The key strategies for each of the Company's business segments and certain related business challenges are summarized below. For a summary of the Company's business segments, see Note 14.
Key Strategies and Challenges
Electric and Natural Gas Distribution
Strategy Provide competitively priced energy and related services to customers. The electric and natural gas distribution segments continually seek opportunities for growth and expansion of their customer base through extensions of existing operations, including building electric generation, transmission extensions, and through selected acquisitions of companies and properties at prices that will provide stable cash flows and an opportunity for the Company to earn a competitive return on investment.
Challenges Both segments are subject to extensive regulation in the state jurisdictions where they conduct operations with respect to costs and permitted returns on investment as well as subject to certain operational and environmental regulations. The ability of these segments to grow through acquisitions is subject to significant competition. In addition, the ability of both segments to grow service territory and customer base is affected by the economic environment of the markets served and competition from other energy providers and fuels. The construction of any new electric generating facilities, transmission lines and other service facilities are subject to increasing cost and lead time, extensive permitting procedures, and federal and state legislative and regulatory initiatives, which will necessitate increases in electric energy prices. Legislative and regulatory initiatives to increase renewable energy resources and reduce GHG emissions could impact the price and demand for electricity and natural gas.

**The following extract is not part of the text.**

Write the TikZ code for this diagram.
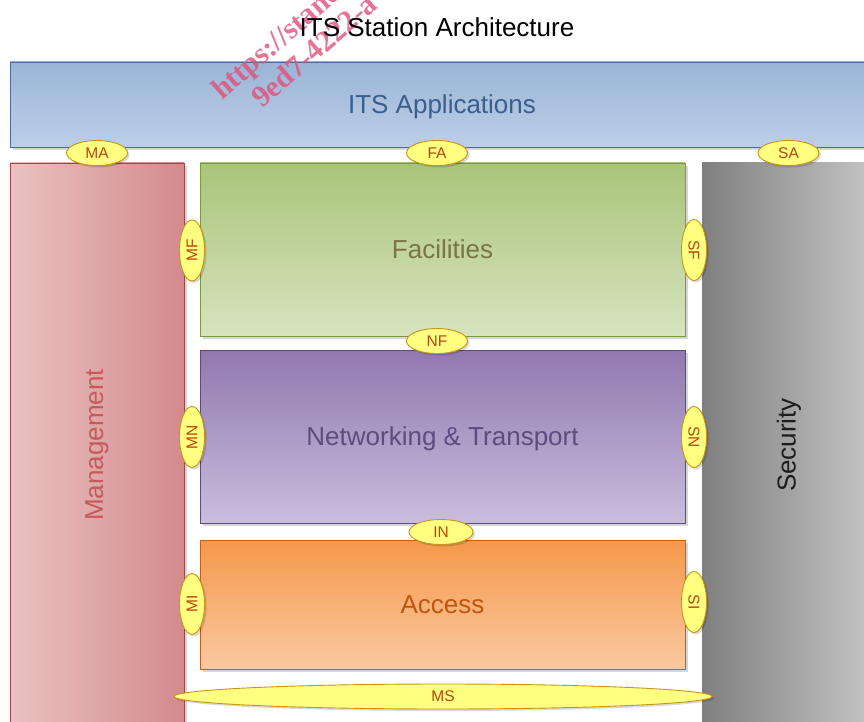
\documentclass[tikz,border=0pt]{standalone}
\usepackage{fontspec}
\setmainfont{Liberation Sans}
\newfontfamily\wmfont{Liberation Serif}
\usetikzlibrary{shapes.geometric,shadows}

\definecolor{appstop}{HTML}{9BB4D7}
\definecolor{appsbot}{HTML}{BCCFE8}
\definecolor{appsline}{HTML}{4A6A9A}
\definecolor{appstext}{HTML}{3B5E8C}
\definecolor{mgmtleft}{HTML}{E9C2C2}
\definecolor{mgmtright}{HTML}{D48A8C}
\definecolor{mgmtline}{HTML}{A04545}
\definecolor{mgmttext}{HTML}{C55A5A}
\definecolor{factop}{HTML}{A9C47A}
\definecolor{facbot}{HTML}{D7E4BE}
\definecolor{facline}{HTML}{7A9A40}
\definecolor{factext}{HTML}{7A7447}
\definecolor{nettop}{HTML}{9178AF}
\definecolor{netbot}{HTML}{C9BDDD}
\definecolor{netline}{HTML}{5E4B7E}
\definecolor{nettext}{HTML}{5F4B80}
\definecolor{acctop}{HTML}{F5984A}
\definecolor{accbot}{HTML}{FAC9A2}
\definecolor{accline}{HTML}{C0601C}
\definecolor{acctext}{HTML}{C0560F}
\definecolor{secleft}{HTML}{7F7F7F}
\definecolor{secright}{HTML}{C6C6C6}
\definecolor{sectext}{HTML}{1C1C1C}
\definecolor{sapfill}{HTML}{FFFF80}
\definecolor{sapline}{HTML}{C8941A}
\definecolor{saptext}{HTML}{B8460F}
\definecolor{wmpink}{HTML}{E0507A}

\begin{document}
\begin{tikzpicture}[x=1pt,y=-1pt,
  layer/.style={draw, rectangle, inner sep=0pt, line width=0.9pt, text depth=0pt,
    font=\fontsize{26}{30}\selectfont,
    drop shadow={shadow xshift=3pt, shadow yshift=-3pt, fill=black, opacity=0.16}},
  sap/.style={ellipse, draw=sapline, fill=sapfill, line width=0.9pt, inner sep=0pt,
    text=saptext, font=\fontsize{15.5}{15.5}\selectfont,
    drop shadow={shadow xshift=2pt, shadow yshift=-2pt, fill=black, opacity=0.15}},
  saph/.style={sap, minimum width=61pt, minimum height=25pt},
  sapv/.style={sap, minimum width=25pt, minimum height=61pt},
  wm/.style={text=wmpink, opacity=0.8, inner sep=0pt,
    font=\wmfont\bfseries\fontsize{30}{30}\selectfont, rotate=41, anchor=base west}
]
\useasboundingbox (0,0) rectangle (864,722);
\clip (0,0) rectangle (864,722);
\fill[white] (0,0) rectangle (864,722);

% layers of the station
\node[layer, minimum width=864pt, minimum height=85pt, top color=appstop,
  bottom color=appsbot, draw=appsline, text=appstext] (apps) at (442,104.5) {ITS Applications};
\node[layer, minimum width=174pt, minimum height=564pt, left color=mgmtleft,
  right color=mgmtright, draw=mgmtline, text=mgmttext] (mgmt) at (97,445) {\rotatebox{90}{Management}};
\node[layer, minimum width=174pt, minimum height=564pt, left color=secleft,
  right color=secright, draw=none, text=sectext] (sec) at (789,445) {\rotatebox{90}{Security}};
\node[layer, minimum width=485pt, minimum height=173pt, top color=factop,
  bottom color=facbot, draw=facline, text=factext] (fac) at (442.5,249.5) {Facilities};
\node[layer, minimum width=485pt, minimum height=173pt, top color=nettop,
  bottom color=netbot, draw=netline, text=nettext] (net) at (442.5,436.5) {Networking \& Transport};
\node[layer, minimum width=485pt, minimum height=129pt, top color=acctop,
  bottom color=accbot, draw=accline, text=acctext] (acc) at (442.5,604.5) {Access};

% service access points
\node[saph] (MA) at (97,153) {MA};
\node[saph] (FA) at (437,153) {FA};
\node[saph] (SA) at (788.5,153) {SA};
\node[saph] (NF) at (437,341) {NF};
\node[saph, minimum width=64pt] (IN) at (441,532) {IN};
\node[sapv] (MF) at (192,250.5) {\rotatebox{90}{MF}};
\node[sapv] (MN) at (192,437) {\rotatebox{90}{MN}};
\node[sapv] (MI) at (192,604) {\rotatebox{90}{MI}};
\node[sapv] (SF) at (694,250) {\rotatebox{-90}{SF}};
\node[sapv] (SN) at (694,437) {\rotatebox{-90}{SN}};
\node[sapv] (SI) at (694,602) {\rotatebox{-90}{SI}};
\node[sap, minimum width=538pt, minimum height=25pt] (MS) at (443,696.5) {MS};

% stamp
\node[wm] (wmA) at (222,101) {https://standards};
\node[wm] (wmB) at (262,109) {9ed7-4222-a};

% title
\node[font=\fontsize{26}{30}\selectfont, inner sep=0pt] (title) at (437,27) {ITS Station Architecture};
\end{tikzpicture}
\end{document}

Pipeline and Energy Services
Strategy Utilize the segment's existing expertise in energy infrastructure and related services to increase market share and profitability through optimization of existing operations, internal growth, and acquisitions of energy-related assets and companies. Incremental and new growth opportunities include: access to new energy sources for storage, gathering and transportation services; expansion of existing gathering, transmission and storage facilities; incremental expansion of pipeline capacity; expansion of midstream business to include liquid pipelines and processing activities; and expansion of related energy services.
Challenges Challenges for this segment include: energy price volatility; natural gas basis differentials; environmental and regulatory requirements; recruitment and retention of a skilled workforce; and competition from other pipeline and energy services companies.
Exploration and Production
Strategy Apply technology and utilize existing exploration and production expertise, with a focus on operated properties, to increase production and reserves from existing leaseholds, and to seek additional reserves and production opportunities both in new and existing areas to further expand the segment's asset base. By optimizing existing operations and taking advantage of new and incremental growth opportunities, this segment is focused on balancing the oil and gas commodity mix to maximize profitability with its goal to add value by increasing both reserves and production over the long term so as to generate competitive returns on investment.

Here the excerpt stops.